(Written instruction) Show every line containing "matplotlib" by copying it.

(Material for this task)

-- START --

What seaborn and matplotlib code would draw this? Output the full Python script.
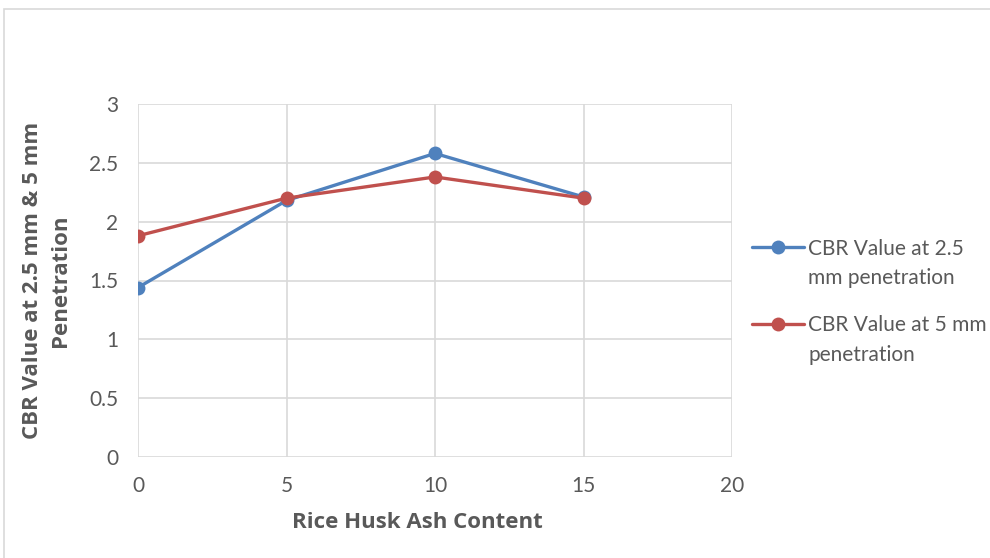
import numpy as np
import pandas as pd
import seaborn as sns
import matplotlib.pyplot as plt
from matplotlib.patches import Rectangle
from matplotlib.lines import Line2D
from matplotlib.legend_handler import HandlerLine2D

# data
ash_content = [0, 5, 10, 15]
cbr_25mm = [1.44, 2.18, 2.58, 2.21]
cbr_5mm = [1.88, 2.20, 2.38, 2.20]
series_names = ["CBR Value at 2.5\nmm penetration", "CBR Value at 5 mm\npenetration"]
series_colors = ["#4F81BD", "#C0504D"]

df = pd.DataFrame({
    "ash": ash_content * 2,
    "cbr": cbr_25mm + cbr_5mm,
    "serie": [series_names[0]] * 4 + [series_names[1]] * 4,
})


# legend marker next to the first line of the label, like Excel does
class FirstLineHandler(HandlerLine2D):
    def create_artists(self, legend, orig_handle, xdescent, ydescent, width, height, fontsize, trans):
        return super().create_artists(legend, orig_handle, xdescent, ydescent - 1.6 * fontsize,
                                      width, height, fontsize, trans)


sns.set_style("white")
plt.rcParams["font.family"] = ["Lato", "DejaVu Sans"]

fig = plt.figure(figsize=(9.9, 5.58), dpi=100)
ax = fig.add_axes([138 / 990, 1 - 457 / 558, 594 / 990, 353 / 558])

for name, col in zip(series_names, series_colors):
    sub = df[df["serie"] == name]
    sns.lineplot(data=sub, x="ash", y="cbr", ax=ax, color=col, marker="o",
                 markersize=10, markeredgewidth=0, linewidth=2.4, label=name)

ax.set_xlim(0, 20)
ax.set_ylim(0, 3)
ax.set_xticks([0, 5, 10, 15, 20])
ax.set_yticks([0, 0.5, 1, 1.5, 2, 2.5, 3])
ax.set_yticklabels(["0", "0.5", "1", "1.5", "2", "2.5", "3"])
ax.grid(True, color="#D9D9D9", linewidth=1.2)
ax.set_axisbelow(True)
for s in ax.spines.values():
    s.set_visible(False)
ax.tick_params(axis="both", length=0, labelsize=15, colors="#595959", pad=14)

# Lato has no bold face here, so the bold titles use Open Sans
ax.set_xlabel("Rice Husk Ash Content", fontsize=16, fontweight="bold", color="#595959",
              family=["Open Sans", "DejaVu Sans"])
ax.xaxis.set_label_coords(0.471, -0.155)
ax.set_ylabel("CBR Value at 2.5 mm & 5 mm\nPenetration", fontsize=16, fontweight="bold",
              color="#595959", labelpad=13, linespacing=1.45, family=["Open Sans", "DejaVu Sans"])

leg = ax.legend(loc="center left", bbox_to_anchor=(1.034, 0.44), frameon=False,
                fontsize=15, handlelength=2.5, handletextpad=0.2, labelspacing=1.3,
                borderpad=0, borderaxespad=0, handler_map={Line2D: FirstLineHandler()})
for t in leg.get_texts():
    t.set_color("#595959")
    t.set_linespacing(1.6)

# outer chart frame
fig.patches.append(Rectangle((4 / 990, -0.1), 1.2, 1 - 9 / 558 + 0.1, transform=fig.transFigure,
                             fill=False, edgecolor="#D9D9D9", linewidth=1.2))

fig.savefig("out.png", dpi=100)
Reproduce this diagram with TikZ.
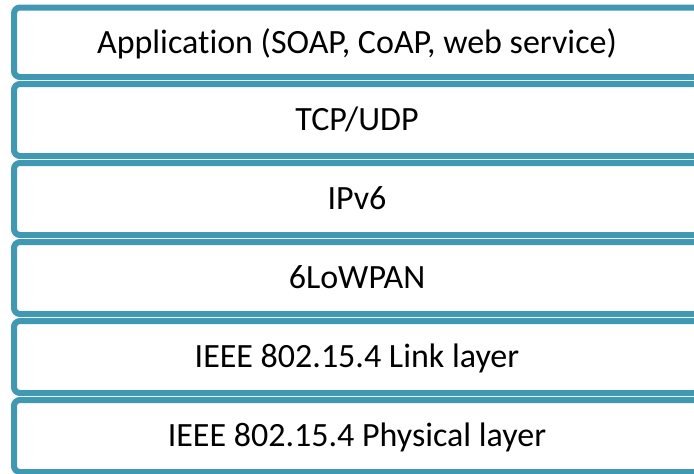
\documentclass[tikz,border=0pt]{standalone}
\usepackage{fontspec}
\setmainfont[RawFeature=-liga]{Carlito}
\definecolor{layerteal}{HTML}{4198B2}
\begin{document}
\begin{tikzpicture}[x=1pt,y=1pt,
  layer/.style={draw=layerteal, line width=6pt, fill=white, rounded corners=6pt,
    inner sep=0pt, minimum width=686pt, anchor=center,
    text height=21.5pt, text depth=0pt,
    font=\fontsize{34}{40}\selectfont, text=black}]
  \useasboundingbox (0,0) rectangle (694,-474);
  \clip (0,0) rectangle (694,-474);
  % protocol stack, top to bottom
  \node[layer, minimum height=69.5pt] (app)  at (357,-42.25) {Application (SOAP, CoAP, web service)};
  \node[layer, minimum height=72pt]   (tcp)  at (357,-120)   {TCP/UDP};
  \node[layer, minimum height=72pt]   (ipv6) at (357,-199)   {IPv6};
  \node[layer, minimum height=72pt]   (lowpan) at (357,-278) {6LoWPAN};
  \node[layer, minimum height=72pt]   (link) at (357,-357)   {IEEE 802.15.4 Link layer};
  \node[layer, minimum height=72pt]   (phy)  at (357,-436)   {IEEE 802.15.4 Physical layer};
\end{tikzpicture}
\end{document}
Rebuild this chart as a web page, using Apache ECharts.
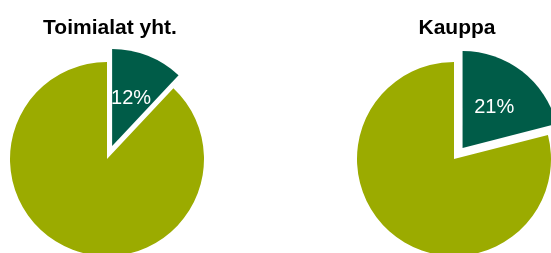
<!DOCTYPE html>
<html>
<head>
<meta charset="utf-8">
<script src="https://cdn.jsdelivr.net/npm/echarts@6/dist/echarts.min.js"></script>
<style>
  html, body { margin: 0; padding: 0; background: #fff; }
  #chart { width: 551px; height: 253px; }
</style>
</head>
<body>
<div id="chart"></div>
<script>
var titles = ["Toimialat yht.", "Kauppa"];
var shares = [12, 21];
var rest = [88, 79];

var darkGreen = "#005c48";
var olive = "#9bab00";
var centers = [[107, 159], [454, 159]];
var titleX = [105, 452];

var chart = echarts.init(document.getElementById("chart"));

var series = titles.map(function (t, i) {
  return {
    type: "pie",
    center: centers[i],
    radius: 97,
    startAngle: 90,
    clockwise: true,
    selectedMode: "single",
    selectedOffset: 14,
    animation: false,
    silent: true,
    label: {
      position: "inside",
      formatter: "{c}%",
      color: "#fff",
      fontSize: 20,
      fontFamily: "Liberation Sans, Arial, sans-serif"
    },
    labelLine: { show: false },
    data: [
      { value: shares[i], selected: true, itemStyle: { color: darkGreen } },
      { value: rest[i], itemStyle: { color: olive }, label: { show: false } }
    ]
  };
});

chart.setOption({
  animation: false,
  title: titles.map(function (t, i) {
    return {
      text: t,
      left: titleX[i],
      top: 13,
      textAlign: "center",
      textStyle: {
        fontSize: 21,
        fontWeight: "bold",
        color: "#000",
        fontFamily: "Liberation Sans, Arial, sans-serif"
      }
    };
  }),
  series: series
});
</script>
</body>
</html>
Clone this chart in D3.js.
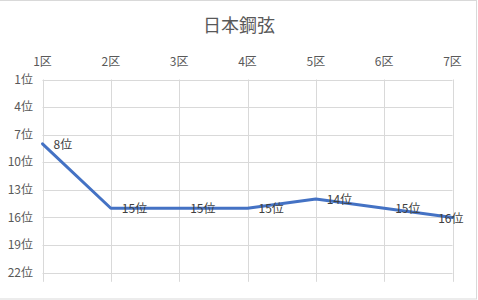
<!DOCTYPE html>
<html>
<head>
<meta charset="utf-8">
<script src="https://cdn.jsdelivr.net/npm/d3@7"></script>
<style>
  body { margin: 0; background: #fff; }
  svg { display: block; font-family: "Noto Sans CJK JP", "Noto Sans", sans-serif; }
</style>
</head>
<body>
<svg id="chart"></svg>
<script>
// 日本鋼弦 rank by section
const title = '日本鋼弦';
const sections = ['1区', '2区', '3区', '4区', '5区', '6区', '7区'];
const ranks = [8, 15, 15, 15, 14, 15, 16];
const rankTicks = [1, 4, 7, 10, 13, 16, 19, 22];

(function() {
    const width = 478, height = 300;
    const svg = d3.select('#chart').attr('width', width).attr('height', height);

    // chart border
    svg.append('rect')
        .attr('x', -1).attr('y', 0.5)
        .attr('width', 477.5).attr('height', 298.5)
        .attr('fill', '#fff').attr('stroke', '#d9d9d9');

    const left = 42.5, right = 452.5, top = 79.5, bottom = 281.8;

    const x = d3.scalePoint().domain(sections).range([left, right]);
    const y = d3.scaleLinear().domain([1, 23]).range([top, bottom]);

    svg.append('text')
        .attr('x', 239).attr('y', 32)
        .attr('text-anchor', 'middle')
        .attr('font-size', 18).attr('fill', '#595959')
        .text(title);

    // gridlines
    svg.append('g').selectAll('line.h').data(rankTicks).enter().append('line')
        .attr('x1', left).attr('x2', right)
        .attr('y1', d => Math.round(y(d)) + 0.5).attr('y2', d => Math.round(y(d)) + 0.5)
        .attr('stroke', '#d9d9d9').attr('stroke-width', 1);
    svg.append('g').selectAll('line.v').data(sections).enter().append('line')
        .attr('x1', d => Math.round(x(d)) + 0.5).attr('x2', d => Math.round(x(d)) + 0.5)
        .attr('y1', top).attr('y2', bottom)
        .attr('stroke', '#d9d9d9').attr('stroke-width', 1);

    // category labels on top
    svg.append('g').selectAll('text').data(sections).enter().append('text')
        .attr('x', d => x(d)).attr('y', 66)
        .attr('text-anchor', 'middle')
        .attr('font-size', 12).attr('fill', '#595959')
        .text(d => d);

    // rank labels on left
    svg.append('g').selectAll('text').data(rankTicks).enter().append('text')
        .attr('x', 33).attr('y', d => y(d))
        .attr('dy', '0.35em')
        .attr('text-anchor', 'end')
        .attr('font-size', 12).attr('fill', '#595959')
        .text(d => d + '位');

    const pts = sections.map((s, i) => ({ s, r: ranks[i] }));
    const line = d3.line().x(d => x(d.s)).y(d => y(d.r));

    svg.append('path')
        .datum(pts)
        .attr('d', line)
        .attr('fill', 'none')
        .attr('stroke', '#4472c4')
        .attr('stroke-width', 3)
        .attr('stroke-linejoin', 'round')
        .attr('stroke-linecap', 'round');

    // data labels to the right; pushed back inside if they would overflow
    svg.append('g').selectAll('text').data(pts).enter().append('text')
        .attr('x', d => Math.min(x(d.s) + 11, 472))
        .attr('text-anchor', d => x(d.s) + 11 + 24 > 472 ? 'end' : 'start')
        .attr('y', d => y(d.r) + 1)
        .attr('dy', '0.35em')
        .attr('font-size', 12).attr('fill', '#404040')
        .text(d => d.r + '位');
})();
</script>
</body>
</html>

-- END --

(Answer to this exercise)
What seaborn and matplotlib code would draw this? Output the full Python script.
import matplotlib.pyplot as plt
from matplotlib.patches import Rectangle
from matplotlib.lines import Line2D
from matplotlib.legend_handler import HandlerLine2D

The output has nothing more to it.